We do not know how far Beria was prepared to go in his revision of Stalin’s nationality policy. Before the end of June 1953, he was arrested as the result of a plot engineered by his main rival, Nikita Khrushchev, the former viceroy of Ukraine. By the end of the year, Beria would be shot on trumped-up charges of working for the British. He was also accused of attempts to revive bourgeois nationalist elements in the republics and undermine friendship between the peoples of the USSR and the “great Russian people.” It now appeared that Stalinist Russocentrism was again the order of the day. But the story was more complicated than that. Despite the execution of Beria, the plotters did not reverse measures taken on his initiative to check the Russification of the non-Russian republican leadership and party apparatus, or of education and culture. Some of those measures would remain in effect until the last days of the Soviet Union.

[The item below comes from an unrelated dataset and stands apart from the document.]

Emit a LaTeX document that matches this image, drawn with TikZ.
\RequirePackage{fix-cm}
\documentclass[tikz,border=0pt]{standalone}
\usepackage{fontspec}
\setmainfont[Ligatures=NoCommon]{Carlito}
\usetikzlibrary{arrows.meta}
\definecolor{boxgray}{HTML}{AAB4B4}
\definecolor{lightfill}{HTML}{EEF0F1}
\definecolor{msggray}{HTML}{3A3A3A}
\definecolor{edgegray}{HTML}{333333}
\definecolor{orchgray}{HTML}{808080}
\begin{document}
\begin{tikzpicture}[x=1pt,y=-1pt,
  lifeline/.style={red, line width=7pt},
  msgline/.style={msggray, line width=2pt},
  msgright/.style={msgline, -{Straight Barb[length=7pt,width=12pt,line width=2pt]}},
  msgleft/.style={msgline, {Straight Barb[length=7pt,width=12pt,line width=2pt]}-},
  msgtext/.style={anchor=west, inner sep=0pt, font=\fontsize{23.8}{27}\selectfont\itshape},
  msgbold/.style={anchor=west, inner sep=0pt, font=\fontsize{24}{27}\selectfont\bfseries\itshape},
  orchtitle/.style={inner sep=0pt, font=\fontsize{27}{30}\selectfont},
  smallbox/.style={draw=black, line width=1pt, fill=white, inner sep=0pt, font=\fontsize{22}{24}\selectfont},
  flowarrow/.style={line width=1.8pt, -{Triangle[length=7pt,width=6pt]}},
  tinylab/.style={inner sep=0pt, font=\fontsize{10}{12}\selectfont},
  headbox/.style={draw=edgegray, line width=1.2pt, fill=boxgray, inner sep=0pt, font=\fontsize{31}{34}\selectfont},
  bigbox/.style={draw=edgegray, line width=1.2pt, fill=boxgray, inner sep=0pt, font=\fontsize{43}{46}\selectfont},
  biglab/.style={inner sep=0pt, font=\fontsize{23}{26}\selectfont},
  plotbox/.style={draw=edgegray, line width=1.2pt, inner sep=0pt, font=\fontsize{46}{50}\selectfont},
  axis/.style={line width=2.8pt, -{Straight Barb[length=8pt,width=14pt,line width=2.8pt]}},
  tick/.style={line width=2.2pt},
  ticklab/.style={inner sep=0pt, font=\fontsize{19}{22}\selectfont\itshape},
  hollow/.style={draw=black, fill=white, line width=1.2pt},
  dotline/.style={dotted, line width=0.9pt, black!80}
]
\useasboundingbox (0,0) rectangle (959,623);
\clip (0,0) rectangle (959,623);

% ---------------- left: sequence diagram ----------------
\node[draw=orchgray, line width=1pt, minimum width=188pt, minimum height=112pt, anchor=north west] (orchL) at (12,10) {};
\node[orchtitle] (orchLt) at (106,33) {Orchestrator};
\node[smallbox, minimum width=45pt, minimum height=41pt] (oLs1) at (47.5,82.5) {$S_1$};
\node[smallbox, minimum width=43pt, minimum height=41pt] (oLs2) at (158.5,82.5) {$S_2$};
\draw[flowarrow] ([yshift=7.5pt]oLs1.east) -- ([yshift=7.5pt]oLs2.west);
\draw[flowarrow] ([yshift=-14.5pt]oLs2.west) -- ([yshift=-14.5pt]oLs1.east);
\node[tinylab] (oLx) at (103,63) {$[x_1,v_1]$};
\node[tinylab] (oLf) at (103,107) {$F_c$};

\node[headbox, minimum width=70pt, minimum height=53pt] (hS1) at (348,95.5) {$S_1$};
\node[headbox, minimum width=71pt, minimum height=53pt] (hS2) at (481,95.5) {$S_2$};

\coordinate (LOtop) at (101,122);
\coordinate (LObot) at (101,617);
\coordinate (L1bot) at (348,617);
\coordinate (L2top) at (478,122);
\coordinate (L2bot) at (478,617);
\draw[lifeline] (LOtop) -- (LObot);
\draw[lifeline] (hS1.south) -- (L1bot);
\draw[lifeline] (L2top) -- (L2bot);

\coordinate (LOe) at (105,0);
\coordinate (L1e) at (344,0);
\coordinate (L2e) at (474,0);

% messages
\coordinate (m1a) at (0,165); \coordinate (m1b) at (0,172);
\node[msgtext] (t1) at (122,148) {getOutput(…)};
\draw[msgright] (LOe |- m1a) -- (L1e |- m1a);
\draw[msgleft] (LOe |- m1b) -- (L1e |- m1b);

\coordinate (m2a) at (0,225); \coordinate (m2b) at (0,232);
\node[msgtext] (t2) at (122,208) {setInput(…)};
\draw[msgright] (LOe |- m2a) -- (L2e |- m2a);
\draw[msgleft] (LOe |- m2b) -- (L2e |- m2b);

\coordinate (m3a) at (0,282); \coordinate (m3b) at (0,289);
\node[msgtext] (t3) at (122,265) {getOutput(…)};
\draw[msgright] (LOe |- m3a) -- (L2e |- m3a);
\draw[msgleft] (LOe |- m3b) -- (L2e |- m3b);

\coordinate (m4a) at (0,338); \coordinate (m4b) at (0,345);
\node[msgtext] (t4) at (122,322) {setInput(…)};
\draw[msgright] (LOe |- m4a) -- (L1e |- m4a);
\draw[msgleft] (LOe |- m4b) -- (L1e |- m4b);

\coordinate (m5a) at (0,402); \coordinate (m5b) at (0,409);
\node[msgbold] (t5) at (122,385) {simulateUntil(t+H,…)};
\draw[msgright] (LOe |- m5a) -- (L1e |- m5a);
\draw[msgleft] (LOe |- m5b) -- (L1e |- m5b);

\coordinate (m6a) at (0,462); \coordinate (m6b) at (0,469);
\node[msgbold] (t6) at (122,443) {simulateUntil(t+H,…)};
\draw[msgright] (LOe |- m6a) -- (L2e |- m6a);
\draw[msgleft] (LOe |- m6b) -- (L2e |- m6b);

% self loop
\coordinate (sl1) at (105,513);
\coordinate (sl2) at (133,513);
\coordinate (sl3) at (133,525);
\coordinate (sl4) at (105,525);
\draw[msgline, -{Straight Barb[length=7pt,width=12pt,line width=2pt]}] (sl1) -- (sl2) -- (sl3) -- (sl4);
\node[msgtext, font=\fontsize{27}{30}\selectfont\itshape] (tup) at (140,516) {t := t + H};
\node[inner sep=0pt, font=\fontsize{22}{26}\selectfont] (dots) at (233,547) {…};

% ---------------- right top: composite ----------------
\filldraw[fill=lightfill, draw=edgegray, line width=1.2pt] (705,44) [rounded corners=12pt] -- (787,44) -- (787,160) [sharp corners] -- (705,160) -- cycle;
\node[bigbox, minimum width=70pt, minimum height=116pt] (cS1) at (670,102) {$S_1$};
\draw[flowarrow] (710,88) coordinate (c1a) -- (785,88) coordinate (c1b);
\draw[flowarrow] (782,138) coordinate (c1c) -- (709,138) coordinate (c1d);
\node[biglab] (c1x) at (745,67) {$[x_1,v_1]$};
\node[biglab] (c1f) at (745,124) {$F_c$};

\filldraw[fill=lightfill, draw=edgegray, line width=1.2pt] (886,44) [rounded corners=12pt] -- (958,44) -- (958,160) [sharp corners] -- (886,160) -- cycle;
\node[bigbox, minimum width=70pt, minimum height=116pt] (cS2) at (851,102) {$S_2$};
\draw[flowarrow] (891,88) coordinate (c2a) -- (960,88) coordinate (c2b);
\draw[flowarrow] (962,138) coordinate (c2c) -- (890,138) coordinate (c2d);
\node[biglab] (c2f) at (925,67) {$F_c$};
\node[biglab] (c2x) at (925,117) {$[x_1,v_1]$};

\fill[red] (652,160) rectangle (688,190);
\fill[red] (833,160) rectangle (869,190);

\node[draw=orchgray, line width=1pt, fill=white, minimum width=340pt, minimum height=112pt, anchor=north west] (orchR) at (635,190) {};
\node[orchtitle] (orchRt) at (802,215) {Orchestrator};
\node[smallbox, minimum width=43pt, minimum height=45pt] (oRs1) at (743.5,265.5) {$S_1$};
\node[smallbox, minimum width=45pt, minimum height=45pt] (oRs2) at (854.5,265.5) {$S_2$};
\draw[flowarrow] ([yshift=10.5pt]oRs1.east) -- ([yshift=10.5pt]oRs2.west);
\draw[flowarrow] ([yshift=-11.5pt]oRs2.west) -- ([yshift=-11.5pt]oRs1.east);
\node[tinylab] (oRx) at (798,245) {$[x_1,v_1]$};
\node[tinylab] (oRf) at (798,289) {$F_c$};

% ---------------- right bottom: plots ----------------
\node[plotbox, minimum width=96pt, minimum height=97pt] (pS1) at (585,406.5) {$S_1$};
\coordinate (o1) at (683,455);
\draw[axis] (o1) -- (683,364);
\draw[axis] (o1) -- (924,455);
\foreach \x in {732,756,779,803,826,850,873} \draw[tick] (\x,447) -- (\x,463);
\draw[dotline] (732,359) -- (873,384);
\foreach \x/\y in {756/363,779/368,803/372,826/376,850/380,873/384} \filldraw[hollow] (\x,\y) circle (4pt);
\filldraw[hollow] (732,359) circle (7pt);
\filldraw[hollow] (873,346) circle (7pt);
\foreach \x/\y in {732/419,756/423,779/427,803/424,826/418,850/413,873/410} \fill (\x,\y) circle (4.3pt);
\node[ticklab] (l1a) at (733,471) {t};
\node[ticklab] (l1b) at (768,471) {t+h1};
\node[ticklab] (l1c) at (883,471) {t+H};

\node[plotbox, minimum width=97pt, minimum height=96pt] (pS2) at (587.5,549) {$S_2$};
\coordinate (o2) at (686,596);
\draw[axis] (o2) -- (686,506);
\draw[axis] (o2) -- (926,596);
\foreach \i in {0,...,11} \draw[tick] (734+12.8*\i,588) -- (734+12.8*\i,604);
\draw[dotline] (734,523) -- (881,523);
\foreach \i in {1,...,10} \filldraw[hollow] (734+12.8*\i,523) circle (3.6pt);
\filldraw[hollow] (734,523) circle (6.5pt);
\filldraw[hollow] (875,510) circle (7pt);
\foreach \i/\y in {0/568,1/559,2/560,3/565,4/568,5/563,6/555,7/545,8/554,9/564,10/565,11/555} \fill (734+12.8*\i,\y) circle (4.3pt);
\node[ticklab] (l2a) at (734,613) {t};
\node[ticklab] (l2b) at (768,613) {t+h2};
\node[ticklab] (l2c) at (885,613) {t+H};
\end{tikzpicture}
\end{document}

THE STRUGGLE BETWEEN STALIN’S HEIRS NOTWITHSTANDING, the dictator’s death brought about a general relaxation of the political climate. At the end of the war, Stalin had moved to reestablish party control over ideology and culture, which had been shaken during the conflict, and to restore the primacy of Russia and the Russians in the Soviet hierarchy of nations. The Zhdanov period, named after Stalin’s chief ideologue, Andrei Zhdanov, brought official attacks on all manifestations of liberalism or deviations from the party line. Real or imagined manifestations of openness to the West and writings that strayed from party-approved models of classical Russian literature of the imperial era came under fire. Among the victims were not only writers and artists but also the all-powerful head of the propaganda apparatus during the war, Georgii Aleksandrov. Aleksandrov was accused of failing to condemn idealism strongly enough in his History of Western Philosophy. The renowned film director Sergei Eisenstein was criticized for depicting Ivan the Terrible as a weak and confused leader in the second part of his film about the Russian tsar, whose first part had been admired by Stalin.